-- START Task inputs --

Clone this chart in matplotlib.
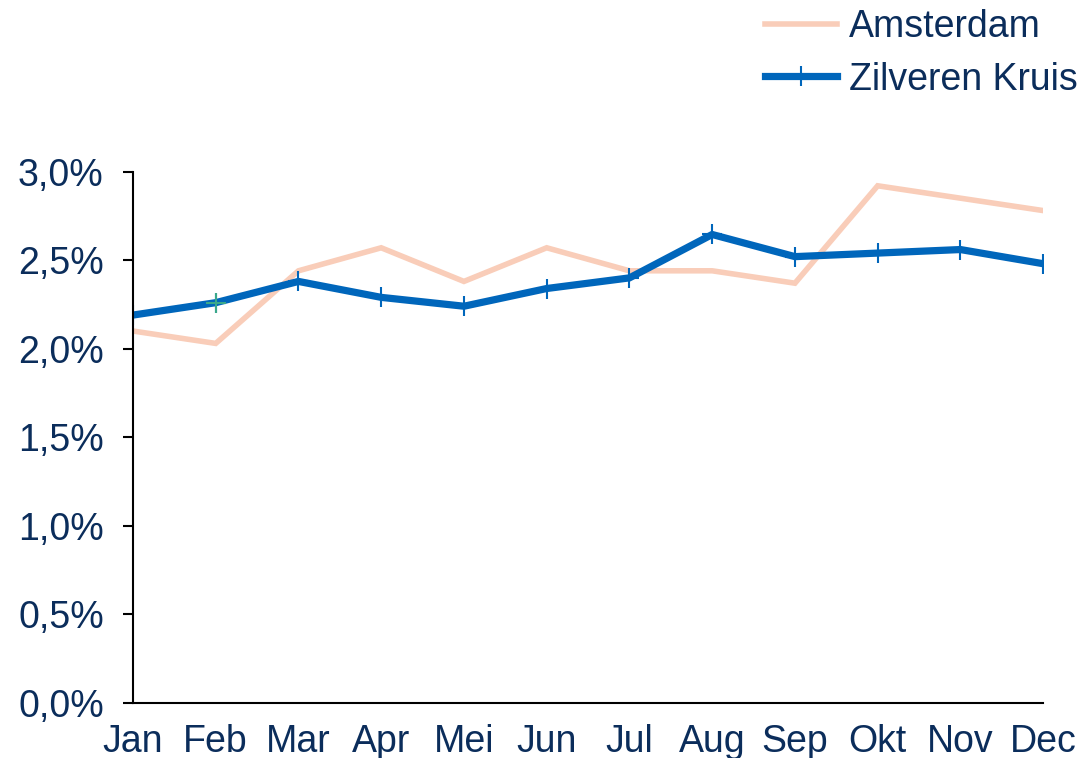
import matplotlib.pyplot as plt
from matplotlib.ticker import FuncFormatter

months = ['Jan', 'Feb', 'Mar', 'Apr', 'Mei', 'Jun', 'Jul', 'Aug', 'Sep', 'Okt', 'Nov', 'Dec']
amsterdam = [2.10, 2.03, 2.44, 2.57, 2.38, 2.57, 2.44, 2.44, 2.37, 2.92, 2.85, 2.78]
zilveren_kruis = [2.19, 2.26, 2.38, 2.29, 2.24, 2.34, 2.40, 2.645, 2.52, 2.54, 2.56, 2.48]
yticks = [0.0, 0.5, 1.0, 1.5, 2.0, 2.5, 3.0]

text_color = '#0b2d5b'
plt.rcParams['font.family'] = ['Liberation Sans', 'DejaVu Sans']

fig = plt.figure(figsize=(10.81, 7.58), dpi=100)
ax = fig.add_axes([0.123, 0.0726, 0.842, 0.701])

x = range(len(months))
ax.plot(x, amsterdam, color='#f9cdb9', lw=4.0, solid_joinstyle='miter', label='Amsterdam')
ax.plot(x, zilveren_kruis, color='#0066bb', lw=5.2, marker='+', markersize=14,
        markeredgewidth=1.5, solid_joinstyle='miter', label='Zilveren Kruis')
# the Feb marker has a teal tint in the original
ax.plot(x[1], zilveren_kruis[1], ls='none', marker='+', markersize=14,
        markeredgewidth=1.5, color='#3aa88a')

ax.set_xlim(0, len(months) - 1)
ax.set_ylim(0, 3.0)
ax.set_xticks(list(x))
ax.set_xticklabels(months)
ax.set_yticks(yticks)
ax.yaxis.set_major_formatter(FuncFormatter(lambda v, p: f'{v:.1f}%'.replace('.', ',')))

for side in ['top', 'right']:
    ax.spines[side].set_visible(False)
for side in ['left', 'bottom']:
    ax.spines[side].set_linewidth(1.5)
    ax.spines[side].set_color('black')
ax.tick_params(axis='x', length=0, labelsize=27, labelcolor=text_color, pad=15)
ax.tick_params(axis='y', length=7, width=1.5, labelsize=27, labelcolor=text_color, pad=14)

fig.legend(loc='upper right', bbox_to_anchor=(1078 / 1081, 1 - 9 / 758), frameon=False,
           fontsize=27, borderpad=0, borderaxespad=0, handlelength=1.92, handletextpad=0.32,
           labelspacing=0.44, labelcolor=text_color)

fig.savefig('out.png', dpi=100)
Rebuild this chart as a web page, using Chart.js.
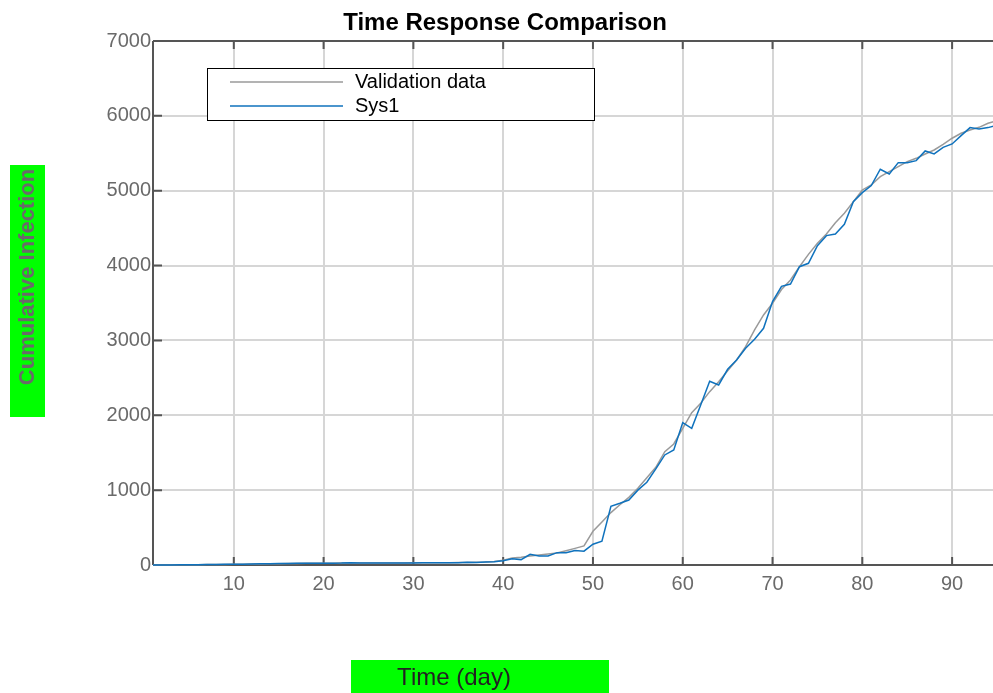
<!DOCTYPE html>
<html>
<head>
<meta charset="utf-8">
<script src="https://cdn.jsdelivr.net/npm/chart.js@4/dist/chart.umd.min.js"></script>
<style>
  html, body { margin: 0; padding: 0; background: #fff; overflow: hidden; }
  #wrap { width: 993px; height: 693px; overflow: hidden; position: relative; }
  canvas { display: block; }
</style>
</head>
<body>
<div id="wrap"><canvas id="resp" width="997" height="693"></canvas></div>
<script>
// days 1..95
const days = Array.from({ length: 95 }, (_, i) => i + 1);

const validationData = [
  0, 1, 1, 2, 3, 4, 6, 7, 8, 10,
  11, 12, 14, 16, 18, 20, 21, 22, 23, 24,
  25, 26, 26, 27, 27, 27, 28, 28, 28, 29,
  29, 30, 30, 31, 32, 33, 36, 40, 48, 65,
  92, 103, 120, 135, 147, 160, 190, 222, 255, 450,
  575, 700, 805, 904, 1025, 1167, 1305, 1514, 1617, 1826,
  2035, 2160, 2316, 2449, 2596, 2739, 2917, 3140, 3340, 3496,
  3680, 3808, 3985, 4150, 4297, 4422, 4573, 4699, 4854, 5010,
  5077, 5188, 5255, 5321, 5388, 5433, 5491, 5544, 5620, 5701,
  5767, 5812, 5847, 5901, 5936
];

const sys1 = [
  0, 0, 1, 2, 3, 5, 8, 8, 9, 10,
  11, 13, 16, 18, 20, 21, 23, 24, 24, 25,
  25, 26, 30, 26, 27, 27, 27, 28, 28, 28,
  29, 29, 30, 30, 31, 36, 34, 40, 45, 57,
  84, 72, 143, 120, 120, 165, 165, 195, 185, 278,
  318, 785, 824, 868, 1000, 1105, 1283, 1470, 1537, 1902,
  1826, 2138, 2454, 2405, 2614, 2739, 2895, 3015, 3162, 3520,
  3722, 3754, 3985, 4030, 4266, 4400, 4422, 4551, 4854, 4974,
  5068, 5287, 5224, 5375, 5375, 5402, 5531, 5491, 5580, 5625,
  5736, 5843, 5825, 5843, 5874
];

const xTicks = [10, 20, 30, 40, 50, 60, 70, 80, 90];
const yTicks = [0, 1000, 2000, 3000, 4000, 5000, 6000, 7000];
const seriesNames = ['Validation data', 'Sys1'];
const seriesColors = ['#9a9a9a', '#0f72bd'];

const axisColor = '#555';
const tickText = '#6a6a6a';
const sans = '"Liberation Sans", Arial, sans-serif';

// frame and inner tick marks go under the curves
const frame = {
  id: 'frame',
  beforeDatasetsDraw(chart) {
    const { ctx, chartArea: a, scales: { x, y } } = chart;
    ctx.save();
    ctx.strokeStyle = axisColor;
    ctx.lineWidth = 2;
    ctx.beginPath();
    ctx.moveTo(a.left, a.top); ctx.lineTo(a.right, a.top);
    ctx.moveTo(a.left, a.top); ctx.lineTo(a.left, a.bottom);
    ctx.moveTo(a.left, a.bottom); ctx.lineTo(a.right, a.bottom);
    xTicks.forEach(v => {
      const px = x.getPixelForValue(v);
      ctx.moveTo(px, a.bottom); ctx.lineTo(px, a.bottom - 8);
      ctx.moveTo(px, a.top); ctx.lineTo(px, a.top + 8);
    });
    yTicks.forEach(v => {
      const py = y.getPixelForValue(v);
      ctx.moveTo(a.left, py); ctx.lineTo(a.left + 9, py);
    });
    ctx.stroke();
    ctx.restore();
  }
};

// title, axis labels and legend box
const decor = {
  id: 'decor',
  afterDraw(chart) {
    const { ctx } = chart;
    ctx.save();
    ctx.fillStyle = '#000';
    ctx.font = 'bold 24px ' + sans;
    ctx.textAlign = 'center';
    ctx.textBaseline = 'alphabetic';
    ctx.fillText('Time Response Comparison', 505, 30);

    // y label
    ctx.fillStyle = '#00ff00';
    ctx.fillRect(10, 165, 35, 252);
    ctx.save();
    ctx.translate(28, 277);
    ctx.rotate(-Math.PI / 2);
    ctx.fillStyle = '#6a6a6a';
    ctx.font = 'bold 22px ' + sans;
    ctx.textBaseline = 'middle';
    ctx.fillText('Cumulative Infection', 0, 0);
    ctx.restore();

    // x label
    ctx.fillStyle = '#00ff00';
    ctx.fillRect(351, 660, 258, 34);
    ctx.fillStyle = '#222';
    ctx.font = '24px ' + sans;
    ctx.textBaseline = 'middle';
    ctx.fillText('Time (day)', 454, 678);

    // legend
    ctx.fillStyle = '#fff';
    ctx.fillRect(207, 68, 387, 52);
    ctx.strokeStyle = '#000';
    ctx.lineWidth = 1;
    ctx.strokeRect(207.5, 68.5, 387, 52);
    ctx.font = '20px ' + sans;
    ctx.textAlign = 'left';
    seriesNames.forEach((name, i) => {
      const ly = 82 + i * 24;
      ctx.strokeStyle = seriesColors[i];
      ctx.lineWidth = 1.5;
      ctx.beginPath();
      ctx.moveTo(230, ly); ctx.lineTo(343, ly);
      ctx.stroke();
      ctx.fillStyle = '#000';
      ctx.fillText(name, 355, ly);
    });
    ctx.restore();
  }
};

new Chart(document.getElementById('resp'), {
  type: 'line',
  data: {
    datasets: [
      {
        label: seriesNames[1],
        data: days.map((d, i) => ({ x: d, y: sys1[i] })),
        borderColor: seriesColors[1],
        borderWidth: 1.5,
        pointRadius: 0,
        tension: 0,
        clip: 2,
        order: 0
      },
      {
        label: seriesNames[0],
        data: days.map((d, i) => ({ x: d, y: validationData[i] })),
        borderColor: seriesColors[0],
        borderWidth: 1.5,
        pointRadius: 0,
        tension: 0,
        clip: 2,
        order: 1
      }
    ]
  },
  options: {
    responsive: false,
    devicePixelRatio: 1,
    animation: false,
    layout: { padding: { top: 41, right: 0, left: 0, bottom: 0 } },
    plugins: { legend: { display: false }, title: { display: false }, tooltip: { enabled: false } },
    scales: {
      x: {
        type: 'linear',
        min: 1,
        max: 95,
        afterBuildTicks: s => { s.ticks = xTicks.map(v => ({ value: v })); },
        afterFit: s => { s.height = 128; },
        grid: { color: '#d6d6d6', lineWidth: 2, drawTicks: false },
        border: { display: false },
        ticks: {
          color: tickText,
          padding: 7,
          maxRotation: 0,
          autoSkip: false,
          font: { family: sans, size: 20 }
        }
      },
      y: {
        min: 0,
        max: 7000,
        afterBuildTicks: s => { s.ticks = yTicks.map(v => ({ value: v })); },
        afterFit: s => { s.width = 153; },
        grid: { color: '#d6d6d6', lineWidth: 2, drawTicks: false },
        border: { display: false },
        ticks: {
          color: tickText,
          padding: 2,
          callback: v => String(v),
          font: { family: sans, size: 20 }
        }
      }
    }
  },
  plugins: [frame, decor]
});
</script>
</body>
</html>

-- END Task inputs --

> **Work required**
Everything from the first line to the line with "ax = fig.add_axes([0.123, 0.0726, 0.842, 0.701])" must be repeated exactly, and nothing else. Leave the pictures out.

> **Exercise result**
Clone this chart in matplotlib.
import matplotlib.pyplot as plt
from matplotlib.ticker import FuncFormatter

months = ['Jan', 'Feb', 'Mar', 'Apr', 'Mei', 'Jun', 'Jul', 'Aug', 'Sep', 'Okt', 'Nov', 'Dec']
amsterdam = [2.10, 2.03, 2.44, 2.57, 2.38, 2.57, 2.44, 2.44, 2.37, 2.92, 2.85, 2.78]
zilveren_kruis = [2.19, 2.26, 2.38, 2.29, 2.24, 2.34, 2.40, 2.645, 2.52, 2.54, 2.56, 2.48]
yticks = [0.0, 0.5, 1.0, 1.5, 2.0, 2.5, 3.0]

text_color = '#0b2d5b'
plt.rcParams['font.family'] = ['Liberation Sans', 'DejaVu Sans']

fig = plt.figure(figsize=(10.81, 7.58), dpi=100)
ax = fig.add_axes([0.123, 0.0726, 0.842, 0.701])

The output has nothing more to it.